Friday 8 September 2006

A War Against Truth


8th September 2006
The Malta Independent - Friday Wisdom


This is the title of a book authored by Canadian journalist Paul William Roberts, who experienced the invasion of Iraq from a very different perspective to that of most other journalists who were embedded with the US military and thus became an integral part of the media campaign of the invading forces in their quest to win public support for the invasion.

Roberts instead made his own way to
Iraq and experienced the invasion from the receiving end mixing with Iraqis and sharing their pain, deprivation, torture and death. Iraqi civilians who had already suffered under Saddam’s regime but where doubly hurt when the supposed liberation resulted instead in a harsher dose of the same further compounded with the humiliation of seeing their homeland occupied by foreign forces who more mindful of protecting the oil infrastructure rather than the historical and cultural treasures of Iraq which are now gone forever.

Roberts had in fact met
Iraq’s foreign Minister Tariq Aziz after the collapse of the regime but before he was captured by the “coalition” forces and knew where Chemical Ali was hiding before he was apprehended.

This book is an eye-opener on how the risks of certitude and excessive self confidence could led to grave mistakes which cause so much suffering to the innocent. There is no substitute for reading through its enjoyable prose but readers could get a taste by sharing some of its more striking quotes:

“Why did many
New York taxi drivers predict the consequences of Iraq war better than most in the US government? Ex-director of the CIA, Admiral Stansfield Turner, replied – the problem with this administration is certitude”.

How true. How could a super power that spends a fortune on intelligence get its information so wrong both on the pretext of going to war, the risk of the regime using weapons of mass destruction which where being concealed from UN scrutiny, as well as on the consequences of such war? The truth is that the Bush II administration had a pre-determined mind to take control of the Iraqi oil fields and intelligence was interpreted subjectively to suit this goal rather than objectively to lead wherever it had to lead.

Another quote:

“It (the invasion) was an unqualified fiasco, deeply saddening, and entirely the fault of
America, which had made one of the greatest misjudgements in history. Even Israelis began to worry that the region had been destabilised for another generation, and the future was now less certain than it had been when Saddam ruled Iraq”

This was written before the recent Israel Hezbollah conflict that confirmed that the Iraq invasion has in fact resulted in the exact opposite of US original expectations. The invasion was meant to bring stability to region by imposing a pro-US Saddam rebel like Chalabi and don on Iraq a pseudo democracy controlled by US, which could then be exported to other neighbour countries so that the US gets effective political control on the flow of oil exports from this crucial source of energy region.
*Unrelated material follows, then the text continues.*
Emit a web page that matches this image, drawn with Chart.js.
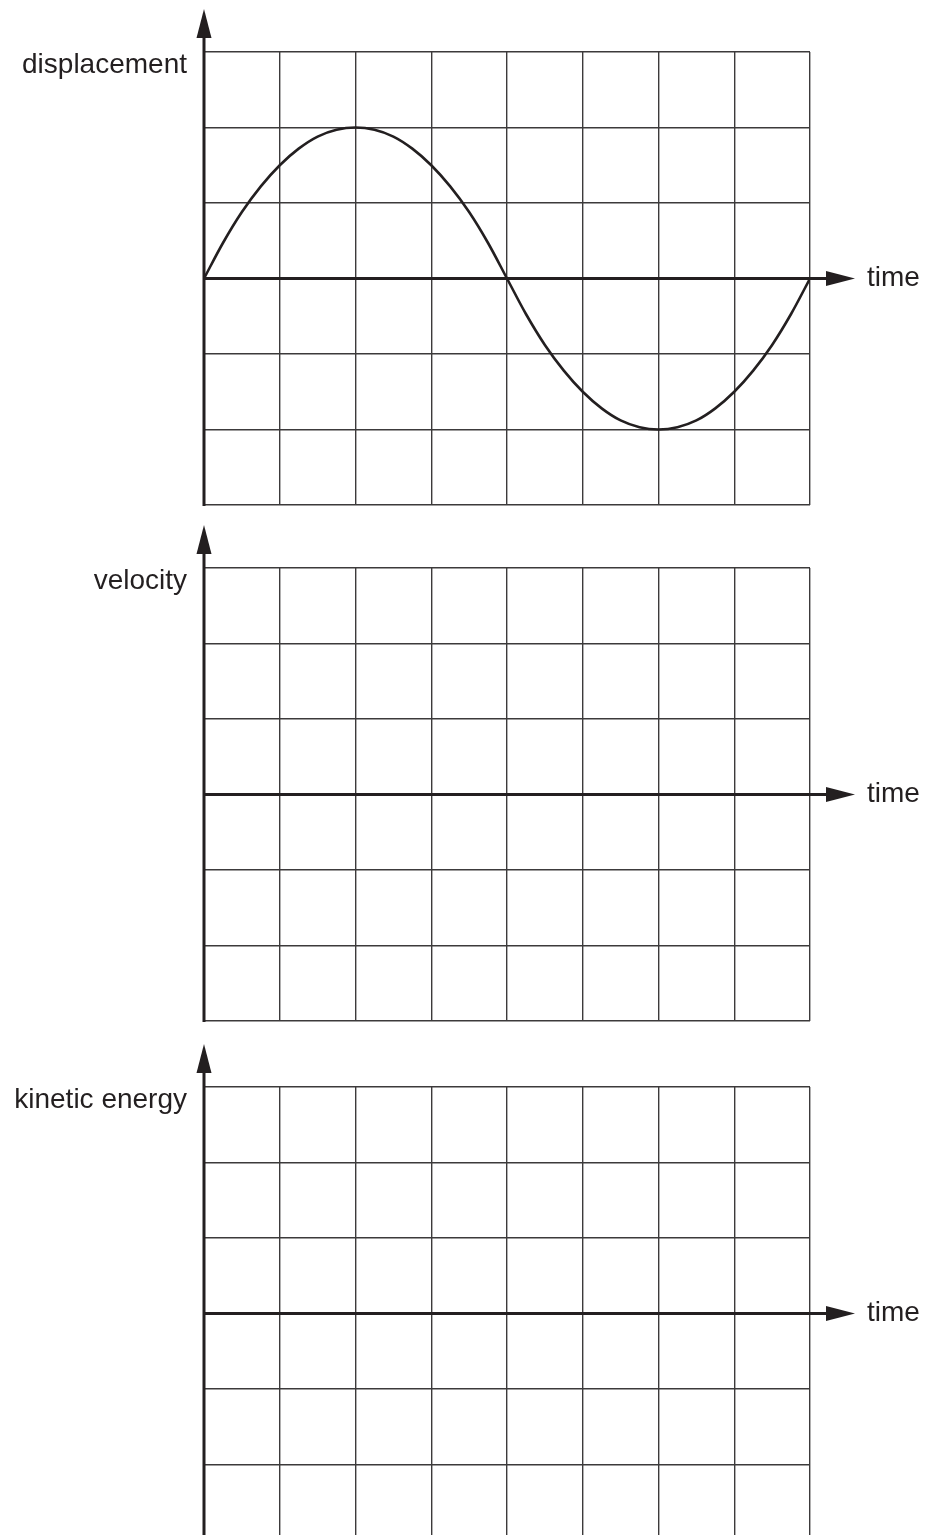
<!DOCTYPE html>
<html>
<head>
<meta charset="utf-8">
<script src="https://cdn.jsdelivr.net/npm/chart.js@4/dist/chart.umd.min.js"></script>
<style>
  html, body { margin: 0; padding: 0; background: #fff; overflow: hidden; }
  body { width: 927px; height: 1535px; position: relative; }
  canvas { position: absolute; left: 0; }
</style>
</head>
<body>
<canvas id="c0" width="927" height="517" style="top:0px"></canvas>
<canvas id="c1" width="927" height="517" style="top:516px"></canvas>
<canvas id="c2" width="927" height="517" style="top:1035px"></canvas>
<script>
// panels, top to bottom
const panelLabels = ['displacement', 'velocity', 'kinetic energy']
const xLabel = 'time'

// time in grid columns, displacement in grid rows
const times = [0, 0.25, 0.5, 0.75, 1, 1.25, 1.5, 1.75, 2, 2.25, 2.5, 2.75, 3, 3.25, 3.5, 3.75, 4,
  4.25, 4.5, 4.75, 5, 5.25, 5.5, 5.75, 6, 6.25, 6.5, 6.75, 7, 7.25, 7.5, 7.75, 8]
const displacement = [0, 0.47, 0.88, 1.22, 1.5, 1.72, 1.88, 1.97, 2, 1.97, 1.88, 1.72, 1.5, 1.22, 0.88, 0.47, 0,
  -0.47, -0.88, -1.22, -1.5, -1.72, -1.88, -1.97, -2, -1.97, -1.88, -1.72, -1.5, -1.22, -0.88, -0.47, 0]

const xMin = 0, xMax = 8
const yMin = -3, yMax = 3

const ink = '#231f20'
const gridInk = '#3c3a3b'
const font = '28px "Liberation Sans", Arial, sans-serif'

const axesPlugin = {
  id: 'axes',
  afterDraw(chart, args, opts) {
    const ctx = chart.ctx
    const a = chart.chartArea
    const y0 = chart.scales.y.getPixelForValue(0)
    const xl = chart.scales.x.getPixelForValue(xMin)
    const xr = chart.scales.x.getPixelForValue(xMax)
    ctx.save()
    ctx.strokeStyle = ink
    ctx.fillStyle = ink
    ctx.lineWidth = 3

    // vertical axis with arrow
    ctx.beginPath()
    ctx.moveTo(xl, a.bottom + 1)
    ctx.lineTo(xl, a.top - 16)
    ctx.stroke()
    ctx.beginPath()
    ctx.moveTo(xl, a.top - 43)
    ctx.lineTo(xl - 7.5, a.top - 14)
    ctx.lineTo(xl + 7.5, a.top - 14)
    ctx.closePath()
    ctx.fill()

    // time axis with arrow
    ctx.beginPath()
    ctx.moveTo(xl, y0)
    ctx.lineTo(xr + 19, y0)
    ctx.stroke()
    ctx.beginPath()
    ctx.moveTo(xr + 45, y0)
    ctx.lineTo(xr + 16, y0 - 7.5)
    ctx.lineTo(xr + 16, y0 + 7.5)
    ctx.closePath()
    ctx.fill()

    ctx.font = font
    ctx.textBaseline = 'alphabetic'
    ctx.textAlign = 'left'
    ctx.fillText(xLabel, xr + 57, y0 + 7)
    ctx.textAlign = 'right'
    ctx.fillText(opts.label, 187, a.top + 21)
    ctx.restore()
  }
}

function makePanel(id, label, values) {
  const datasets = []
  if (values) {
    datasets.push({
      data: times.map((t, i) => ({ x: t, y: values[i] })),
      borderColor: ink,
      borderWidth: 2.6,
      pointRadius: 0,
      tension: 0.4,
      cubicInterpolationMode: 'monotone',
      fill: false
    })
  }
  return new Chart(document.getElementById(id), {
    type: 'line',
    data: { datasets: datasets },
    options: {
      responsive: false,
      animation: false,
      devicePixelRatio: 1,
      layout: { padding: { left: 204, right: 117, top: 52, bottom: 12 } },
      plugins: {
        legend: { display: false },
        tooltip: { enabled: false },
        axes: { label: label }
      },
      scales: {
        x: {
          type: 'linear',
          min: xMin, max: xMax,
          ticks: { display: false, stepSize: 1 },
          grid: { color: gridInk, lineWidth: 1.4, drawTicks: false },
          border: { display: false },
          afterFit(scale) { scale.height = 0 }
        },
        y: {
          type: 'linear',
          min: yMin, max: yMax,
          ticks: { display: false, stepSize: 1 },
          grid: { color: gridInk, lineWidth: 1.4, drawTicks: false },
          border: { display: false },
          afterFit(scale) { scale.width = 0 }
        }
      }
    },
    plugins: [axesPlugin]
  })
}

makePanel('c0', panelLabels[0], displacement)
makePanel('c1', panelLabels[1], null)
makePanel('c2', panelLabels[2], null)
</script>
</body>
</html>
The result of the fiasco is evident in the price of oil that before the invasion was trading in a range of 22 to 28 dollars is now in the 70 to 75 dollar range.

And where do we go from here? This quote suggests it:

“The
US will be forced to leave Iraq fairly soon. To remain there would entail a full-scale draft, and I am not sure the political will exists to break what was a key promise of the 2004 presidential election. A relatively small force would be left to maintain some of the desert bases the army has created in Iraq, so that troops can be flown in again if the Iraqi government requests assistance or the now US controlled oilfields are ever threatened.”

What is not suggested in this quote is whether the
US pull-out will complicate the civil war the country is already practically experiencing where Sunnis and Shiites kill each other daily leading to the inevitability of the country having to be broken up or dominated by nearby Iran.

An the final quote comes from an Iraqi Christian priest on the first Easter after the invasion. When asked by Roberts who was Saddan Hussein these words of wisdom were offered by the priest:

“Just another man who wanted to be liked like a god and found it easier to make people fear him than it was to make them love him, without noticing that he had forgotten the difference between love and fear. He thought he was loved. The Americans, British are the same. You thought we would not notice what you really wanted if you freed us from Saddam. You misjudged us. You have forgotten what things like freedom really mean. We have not. You thought moving us from one prison into another, no matter how modern or luxurious, would make us forget we are in a prison. It will not. You will never allow us to run our own country but you will make it seem as if we are running it. You will never fool the Iraqi people the way you can fool your own people. You mock our suffering by even trying to fool us.”

Indeed,
Iraq has been a war against truth and its consequences will continue until the deception is removed by the next generation of Americans who will revolt against it just as my generation had revolted against the war in Vietnam.